In general, if you use vehicles in pursuit of a trade or business, you can deduct the ordinary and necessary expenses incurred while operating the vehicle. Taxpayers may use either the standard mileage rate method or the actual cost method to recover vehicle costs. For purposes of these deductions, an “automobile” includes a passenger vehicle, van, pickup or panel truck.
Standard mileage rate vs. actual cost method. In lieu of proving the actual costs of operating an automobile, self-employed individuals may compute the deductible costs for their business use of an auto using a standard mileage rate. The standard mileage rate may also be used to reimburse employees who use their own car for business. Businesses that operate up to four vehicles at the same time can deduct this standard mileage rate rather than keeping track of actual costs. The 2021 standard mileage rate is 56 cents per mile and for 2020 is 57.5 cents per mile for business. Alternatively, if you use the actual cost method, you may take deductions for depreciation, lease payments, registration fees, licenses, gas, insurance, oil, repairs, garage rent, tolls, tires, and parking fees.

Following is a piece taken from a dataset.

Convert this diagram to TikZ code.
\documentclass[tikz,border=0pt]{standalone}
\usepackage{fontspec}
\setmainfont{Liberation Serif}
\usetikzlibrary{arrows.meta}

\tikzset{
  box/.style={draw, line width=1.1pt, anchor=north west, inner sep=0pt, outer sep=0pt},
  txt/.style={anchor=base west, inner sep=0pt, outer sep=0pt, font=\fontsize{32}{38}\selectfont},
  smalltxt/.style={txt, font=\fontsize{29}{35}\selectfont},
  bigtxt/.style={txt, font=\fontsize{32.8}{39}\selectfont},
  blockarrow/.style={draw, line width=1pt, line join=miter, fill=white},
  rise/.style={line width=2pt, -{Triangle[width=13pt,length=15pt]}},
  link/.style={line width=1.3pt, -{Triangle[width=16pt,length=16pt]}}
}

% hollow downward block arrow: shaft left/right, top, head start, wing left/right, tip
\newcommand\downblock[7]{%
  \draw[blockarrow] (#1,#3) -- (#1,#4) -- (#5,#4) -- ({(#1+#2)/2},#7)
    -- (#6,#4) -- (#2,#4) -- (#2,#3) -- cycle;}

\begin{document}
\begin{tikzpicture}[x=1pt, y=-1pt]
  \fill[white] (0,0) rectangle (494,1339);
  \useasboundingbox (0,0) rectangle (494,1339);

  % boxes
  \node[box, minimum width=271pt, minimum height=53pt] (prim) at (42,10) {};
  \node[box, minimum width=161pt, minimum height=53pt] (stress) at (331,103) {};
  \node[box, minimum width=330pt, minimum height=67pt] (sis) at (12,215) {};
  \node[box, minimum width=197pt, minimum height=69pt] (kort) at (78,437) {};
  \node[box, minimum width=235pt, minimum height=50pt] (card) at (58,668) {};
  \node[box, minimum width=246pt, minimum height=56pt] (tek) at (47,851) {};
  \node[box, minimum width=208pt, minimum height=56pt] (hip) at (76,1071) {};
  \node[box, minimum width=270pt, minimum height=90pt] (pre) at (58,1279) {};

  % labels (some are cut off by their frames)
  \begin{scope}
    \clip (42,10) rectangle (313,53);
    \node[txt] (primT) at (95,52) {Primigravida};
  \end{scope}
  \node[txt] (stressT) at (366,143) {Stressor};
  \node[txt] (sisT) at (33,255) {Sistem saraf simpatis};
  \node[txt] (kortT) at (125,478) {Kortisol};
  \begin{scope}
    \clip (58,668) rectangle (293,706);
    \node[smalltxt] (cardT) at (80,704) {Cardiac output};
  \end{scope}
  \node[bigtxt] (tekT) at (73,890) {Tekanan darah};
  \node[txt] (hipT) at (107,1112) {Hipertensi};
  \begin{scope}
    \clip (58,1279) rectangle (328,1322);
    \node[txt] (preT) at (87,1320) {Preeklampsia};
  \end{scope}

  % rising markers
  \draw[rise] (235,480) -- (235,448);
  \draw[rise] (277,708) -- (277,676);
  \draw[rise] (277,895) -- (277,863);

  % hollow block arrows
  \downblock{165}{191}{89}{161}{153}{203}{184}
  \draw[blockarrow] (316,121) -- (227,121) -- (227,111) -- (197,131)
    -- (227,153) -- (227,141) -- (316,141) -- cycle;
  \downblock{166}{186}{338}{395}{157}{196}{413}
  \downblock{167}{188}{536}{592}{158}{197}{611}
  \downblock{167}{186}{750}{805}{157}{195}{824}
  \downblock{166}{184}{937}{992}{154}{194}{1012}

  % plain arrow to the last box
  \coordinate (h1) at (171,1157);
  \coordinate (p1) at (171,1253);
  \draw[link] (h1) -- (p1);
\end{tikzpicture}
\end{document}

Substantiation. Proper recordkeeping is critical. The recordkeeping requirements vary depending upon which method you use. If you use the standard mileage rate, you should keep a daily log showing the miles traveled, destination and business purpose. Recordkeeping under the actual cost method is somewhat more onerous. You should also keep a mileage log if you use the actual cost method to establish business use percentage. In addition, you must keep receipts, invoices, and other documentation to verify expenses. Finally, you must be able to prove the original cost of the vehicle and the date it was placed in service for business use to claim depreciation.
Personal vs. business miles. Regardless of the method used, if the vehicle is driven for personal as well as business purposes, only expenses or mileage attributable to the percentage of business use are deductible. As long as you use your vehicle more than 50 percent for business during the year, you can pro-rate your deduction. You also have the option of using the standard mileage rate, based on miles of business use for the year times the prescribed rate.

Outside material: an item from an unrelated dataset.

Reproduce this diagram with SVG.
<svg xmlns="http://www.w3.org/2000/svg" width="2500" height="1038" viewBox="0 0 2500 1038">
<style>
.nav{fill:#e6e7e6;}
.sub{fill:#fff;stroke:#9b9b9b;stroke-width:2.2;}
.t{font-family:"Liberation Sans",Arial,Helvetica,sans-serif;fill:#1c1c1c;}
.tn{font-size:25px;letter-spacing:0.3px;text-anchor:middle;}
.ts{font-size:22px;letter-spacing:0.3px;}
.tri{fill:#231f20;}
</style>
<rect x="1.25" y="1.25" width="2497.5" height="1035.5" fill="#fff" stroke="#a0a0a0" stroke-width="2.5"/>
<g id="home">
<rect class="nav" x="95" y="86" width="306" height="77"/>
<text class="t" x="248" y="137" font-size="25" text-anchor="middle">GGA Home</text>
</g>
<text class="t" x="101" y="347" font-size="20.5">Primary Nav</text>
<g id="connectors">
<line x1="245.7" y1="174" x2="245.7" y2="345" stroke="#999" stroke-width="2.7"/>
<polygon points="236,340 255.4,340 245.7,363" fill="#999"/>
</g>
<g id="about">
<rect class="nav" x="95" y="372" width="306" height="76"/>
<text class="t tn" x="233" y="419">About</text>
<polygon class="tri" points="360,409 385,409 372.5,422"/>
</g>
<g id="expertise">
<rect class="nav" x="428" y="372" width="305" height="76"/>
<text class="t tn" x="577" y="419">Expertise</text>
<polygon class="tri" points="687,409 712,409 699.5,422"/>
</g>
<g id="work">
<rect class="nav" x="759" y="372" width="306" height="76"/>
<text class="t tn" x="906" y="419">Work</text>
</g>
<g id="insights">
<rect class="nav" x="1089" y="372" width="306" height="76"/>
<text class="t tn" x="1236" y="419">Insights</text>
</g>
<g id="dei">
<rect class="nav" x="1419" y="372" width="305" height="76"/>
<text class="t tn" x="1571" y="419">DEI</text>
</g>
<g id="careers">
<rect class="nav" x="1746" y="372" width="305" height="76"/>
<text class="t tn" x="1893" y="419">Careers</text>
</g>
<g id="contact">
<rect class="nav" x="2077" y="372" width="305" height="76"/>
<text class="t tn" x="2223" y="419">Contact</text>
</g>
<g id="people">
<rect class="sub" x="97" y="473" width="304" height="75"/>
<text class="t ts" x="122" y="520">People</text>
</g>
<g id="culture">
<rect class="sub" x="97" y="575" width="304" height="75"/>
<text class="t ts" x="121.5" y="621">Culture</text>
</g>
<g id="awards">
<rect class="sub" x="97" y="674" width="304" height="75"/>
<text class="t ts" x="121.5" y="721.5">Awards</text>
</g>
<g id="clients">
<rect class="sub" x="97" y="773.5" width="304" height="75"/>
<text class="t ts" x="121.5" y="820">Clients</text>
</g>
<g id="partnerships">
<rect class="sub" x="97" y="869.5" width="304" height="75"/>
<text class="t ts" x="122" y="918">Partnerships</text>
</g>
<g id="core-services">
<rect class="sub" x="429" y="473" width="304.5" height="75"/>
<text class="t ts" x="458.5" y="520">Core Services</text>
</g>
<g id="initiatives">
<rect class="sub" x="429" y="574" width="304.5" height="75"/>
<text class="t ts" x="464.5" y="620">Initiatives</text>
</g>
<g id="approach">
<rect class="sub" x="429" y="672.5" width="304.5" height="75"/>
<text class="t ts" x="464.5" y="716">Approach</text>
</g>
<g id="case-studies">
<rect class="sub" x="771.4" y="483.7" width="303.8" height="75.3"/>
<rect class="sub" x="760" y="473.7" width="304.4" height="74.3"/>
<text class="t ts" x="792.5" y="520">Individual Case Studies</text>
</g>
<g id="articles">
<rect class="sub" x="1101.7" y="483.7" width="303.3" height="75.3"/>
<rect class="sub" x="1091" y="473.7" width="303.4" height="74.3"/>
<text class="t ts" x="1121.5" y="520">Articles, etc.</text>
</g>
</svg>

Automobile depreciation and annual limits. The depreciation deductions for passenger automobiles are subject to annual limitations for the year the taxpayer places the passenger automobile in service and for each succeeding year.
Bonus depreciation.. A taxpayer who acquires a business vehicle after September 27, 2017 and places the vehicle in service before 2023 is entitled to a 100 percent bonus depreciation deduction in the placed-in-service year. Under the luxury car rules, the actual bonus deduction for the year is limited to the first-year cap (e.g., $18,100 for a vehicle placed in service in 2019 or 2020). However, without adopting an IRS safe harbor, no depreciation deductions may be claimed in any of remaining years of the vehicle’s regular depreciation period. This is because the basis of the vehicle for purposes of computing depreciation during the remaining years is reduced to $0 as if the taxpayer had claimed the full 100 percent bonus deduction. The amount of the 100 percent bonus deduction in excess of the first-year cap is recovered at a specified rate per year beginning with the first year after the last year in the vehicle’s depreciation period ($5,760 for a vehicle placed in service in 2019 or 2020).
This computational “quirk” may be avoided by adopting the IRS safe harbor method of accounting in the first tax year after the placed-in-service year. Under the safe harbor, a taxpayer deducts the first-year depreciation limit ($18,100 for 2019 and 2020 vehicles) in the placed-in-service year. In each subsequent year of the depreciation period, the taxpayer claims the depreciation deduction allowed by applying the applicable depreciation table percentage for the year to the cost of the vehicle as reduced by the first-year limit. However, if the depreciation cap for the year is less than this amount, the deduction is limited to the depreciation cap.
Section 179 deduction. A new or used vehicle may qualify for expensing under Code Sec. 179 in the tax year that it is placed in service if business use of the vehicle exceeds 50 percent. However, the sum of the section 179 expense deduction and regular first-year depreciation deduction (including any bonus depreciation) cannot exceed the applicable first-year depreciation cap for that vehicle.
Certain heavy vehicles not subject to limits. Sport utility vehicles, trucks, and vans with a gross vehicle weight rating (GVWR) greater than 6,000 pounds are not subject to the annual depreciation caps imposed by the listed property luxury car rules because they are excluded from the definition of a passenger automobile. This can provide a tax break for buying new or used heavy vehicle that will be used over 50% in your business.
Electric plug-in motor vehicle credit. There are potential opportunities for taxpayers who purchase electric vehicles. A tax credit may be available in the year a taxpayer places a new qualified plug-in electric vehicle in service. The maximum credit is $7,500 and is reduced once a manufacturer sells 200,000 eligible vehicles for use in the United States. Eligible vehicles must satisfy several tests, including energy savings standards. The credit is generally a nonrefundable personal credit; however, any portion that is attributable to depreciable property is part of the general business credit.